DIRECTIONS FOR THIS TASK => Take the material below and retype it in full; pictures are left out.

RECORDED INFORMATION =>
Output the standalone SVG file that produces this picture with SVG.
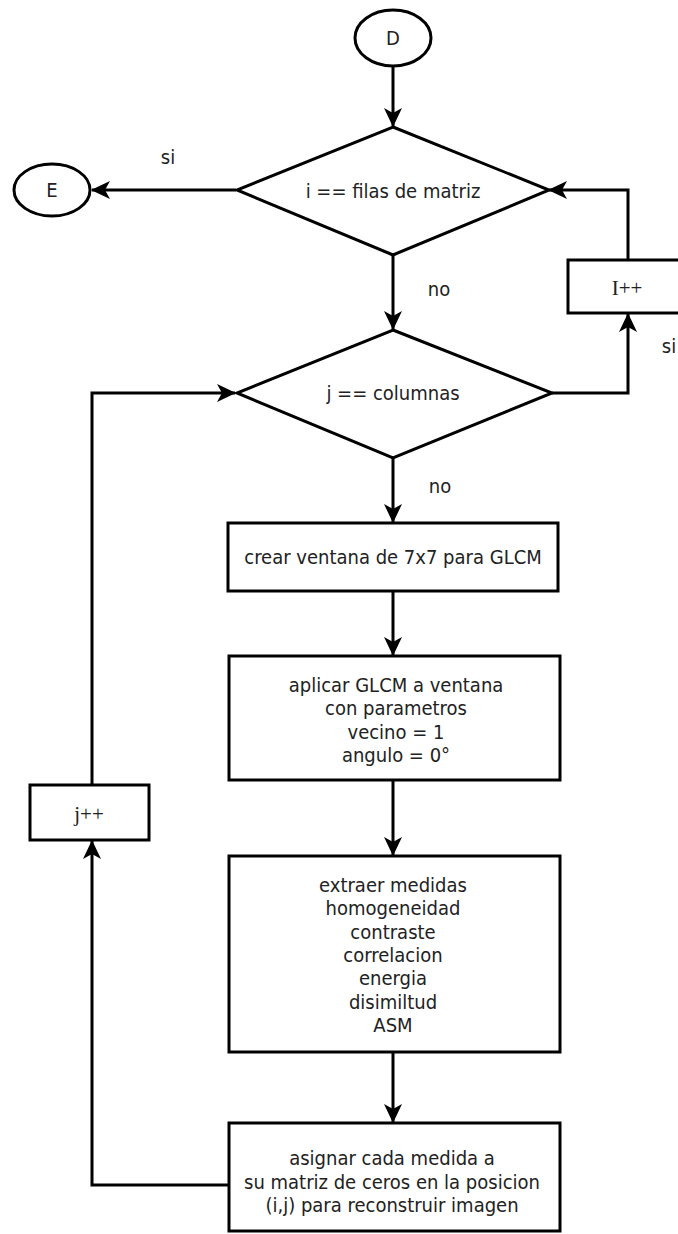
<svg xmlns="http://www.w3.org/2000/svg" width="678" height="1234" viewBox="0 0 678 1234">
  <defs>
    <marker id="arrow" markerUnits="userSpaceOnUse" markerWidth="20" markerHeight="20" refX="18" refY="10" orient="auto">
      <path d="M0,1 L19,10 L0,19 L5,10 Z" fill="#000"/>
    </marker>
    <style>
      .shape { fill: #fff; stroke: #000; stroke-width: 3; }
      .edge { fill: none; stroke: #000; stroke-width: 3; marker-end: url(#arrow); }
      text { font-family: "DejaVu Sans Condensed", "DejaVu Sans", sans-serif; font-stretch: condensed; font-size: 20px; fill: #222; text-anchor: middle; dominant-baseline: central; }
      text.serif { font-family: "Liberation Serif", "Times New Roman", serif; font-stretch: normal; font-size: 21px; }
    </style>
  </defs>
  <rect width="678" height="1234" fill="#fff"/>

  <!-- connectors -->
  <g id="connectors">
    <path class="edge" d="M393,66 L393,126"/>
    <path class="edge" d="M236,190 L92,190"/>
    <path class="edge" d="M628,260 L628,190 L549,190"/>
    <path class="edge" d="M393,255 L393,329"/>
    <path class="edge" d="M552,393 L628,393 L628,314"/>
    <path class="edge" d="M92,785 L92,393 L235,393"/>
    <path class="edge" d="M393,458 L393,522"/>
    <path class="edge" d="M393,591 L393,655"/>
    <path class="edge" d="M393,780 L393,855"/>
    <path class="edge" d="M393,1052 L393,1122"/>
    <path class="edge" d="M229,1185 L92,1185 L92,841"/>
    <text x="168" y="157">si</text>
    <text x="439" y="289">no</text>
    <text x="669" y="346">si</text>
    <text x="440" y="486">no</text>
  </g>

  <g id="start-D">
    <ellipse class="shape" cx="393" cy="38" rx="38" ry="28"/>
    <text x="393" y="38">D</text>
  </g>

  <g id="end-E">
    <ellipse class="shape" cx="52" cy="190" rx="38" ry="26"/>
    <text x="52" y="190">E</text>
  </g>

  <g id="decision-filas">
    <polygon class="shape" points="393,127 549,190 393,255 237,190"/>
    <text x="393" y="191">i == filas de matriz</text>
  </g>

  <g id="inc-i">
    <rect class="shape" x="568" y="260" width="114" height="53"/>
    <text class="serif" x="627" y="288">I++</text>
  </g>

  <g id="decision-columnas">
    <polygon class="shape" points="393,330 552,393 393,458 237,393"/>
    <text x="393" y="393">j == columnas</text>
  </g>

  <g id="inc-j">
    <rect class="shape" x="30" y="785" width="119" height="55"/>
    <text class="serif" x="89" y="814">j++</text>
  </g>

  <g id="crear-ventana">
    <rect class="shape" x="228" y="523" width="330" height="68"/>
    <text x="393" y="557">crear ventana de 7x7 para GLCM</text>
  </g>

  <g id="aplicar-glcm">
    <rect class="shape" x="229" y="656" width="331" height="124"/>
    <text x="396" y="685">aplicar GLCM a ventana</text>
    <text x="396" y="708">con parametros</text>
    <text x="396" y="732">vecino = 1</text>
    <text x="396" y="755">angulo = 0°</text>
  </g>

  <g id="extraer-medidas">
    <rect class="shape" x="229" y="856" width="331" height="196"/>
    <text x="393" y="885">extraer medidas</text>
    <text x="393" y="908">homogeneidad</text>
    <text x="393" y="932">contraste</text>
    <text x="393" y="955">correlacion</text>
    <text x="393" y="978">energia</text>
    <text x="393" y="1002">disimiltud</text>
    <text x="393" y="1025">ASM</text>
  </g>

  <g id="asignar-medida">
    <rect class="shape" x="229" y="1123" width="331" height="108"/>
    <text x="392" y="1158">asignar cada medida a</text>
    <text x="392" y="1182">su matriz de ceros en la posicion</text>
    <text x="392" y="1205">(i,j) para reconstruir imagen</text>
  </g>
</svg>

FINISHED EXERCISE =>
Output the standalone SVG file that produces this picture with SVG.
<svg xmlns="http://www.w3.org/2000/svg" width="678" height="1234" viewBox="0 0 678 1234">
  <defs>
    <marker id="arrow" markerUnits="userSpaceOnUse" markerWidth="20" markerHeight="20" refX="18" refY="10" orient="auto">
      <path d="M0,1 L19,10 L0,19 L5,10 Z" fill="#000"/>
    </marker>
    <style>
      .shape { fill: #fff; stroke: #000; stroke-width: 3; }
      .edge { fill: none; stroke: #000; stroke-width: 3; marker-end: url(#arrow); }
      text { font-family: "DejaVu Sans Condensed", "DejaVu Sans", sans-serif; font-stretch: condensed; font-size: 20px; fill: #222; text-anchor: middle; dominant-baseline: central; }
      text.serif { font-family: "Liberation Serif", "Times New Roman", serif; font-stretch: normal; font-size: 21px; }
    </style>
  </defs>
  <rect width="678" height="1234" fill="#fff"/>

  <!-- connectors -->
  <g id="connectors">
    <path class="edge" d="M393,66 L393,126"/>
    <path class="edge" d="M236,190 L92,190"/>
    <path class="edge" d="M628,260 L628,190 L549,190"/>
    <path class="edge" d="M393,255 L393,329"/>
    <path class="edge" d="M552,393 L628,393 L628,314"/>
    <path class="edge" d="M92,785 L92,393 L235,393"/>
    <path class="edge" d="M393,458 L393,522"/>
    <path class="edge" d="M393,591 L393,655"/>
    <path class="edge" d="M393,780 L393,855"/>
    <path class="edge" d="M393,1052 L393,1122"/>
    <path class="edge" d="M229,1185 L92,1185 L92,841"/>
    <text x="168" y="157">si</text>
    <text x="439" y="289">no</text>
    <text x="669" y="346">si</text>
    <text x="440" y="486">no</text>
  </g>

  <g id="start-D">
    <ellipse class="shape" cx="393" cy="38" rx="38" ry="28"/>
    <text x="393" y="38">D</text>
  </g>

  <g id="end-E">
    <ellipse class="shape" cx="52" cy="190" rx="38" ry="26"/>
    <text x="52" y="190">E</text>
  </g>

  <g id="decision-filas">
    <polygon class="shape" points="393,127 549,190 393,255 237,190"/>
    <text x="393" y="191">i == filas de matriz</text>
  </g>

  <g id="inc-i">
    <rect class="shape" x="568" y="260" width="114" height="53"/>
    <text class="serif" x="627" y="288">I++</text>
  </g>

  <g id="decision-columnas">
    <polygon class="shape" points="393,330 552,393 393,458 237,393"/>
    <text x="393" y="393">j == columnas</text>
  </g>

  <g id="inc-j">
    <rect class="shape" x="30" y="785" width="119" height="55"/>
    <text class="serif" x="89" y="814">j++</text>
  </g>

  <g id="crear-ventana">
    <rect class="shape" x="228" y="523" width="330" height="68"/>
    <text x="393" y="557">crear ventana de 7x7 para GLCM</text>
  </g>

  <g id="aplicar-glcm">
    <rect class="shape" x="229" y="656" width="331" height="124"/>
    <text x="396" y="685">aplicar GLCM a ventana</text>
    <text x="396" y="708">con parametros</text>
    <text x="396" y="732">vecino = 1</text>
    <text x="396" y="755">angulo = 0°</text>
  </g>

  <g id="extraer-medidas">
    <rect class="shape" x="229" y="856" width="331" height="196"/>
    <text x="393" y="885">extraer medidas</text>
    <text x="393" y="908">homogeneidad</text>
    <text x="393" y="932">contraste</text>
    <text x="393" y="955">correlacion</text>
    <text x="393" y="978">energia</text>
    <text x="393" y="1002">disimiltud</text>
    <text x="393" y="1025">ASM</text>
  </g>

  <g id="asignar-medida">
    <rect class="shape" x="229" y="1123" width="331" height="108"/>
    <text x="392" y="1158">asignar cada medida a</text>
    <text x="392" y="1182">su matriz de ceros en la posicion</text>
    <text x="392" y="1205">(i,j) para reconstruir imagen</text>
  </g>
</svg>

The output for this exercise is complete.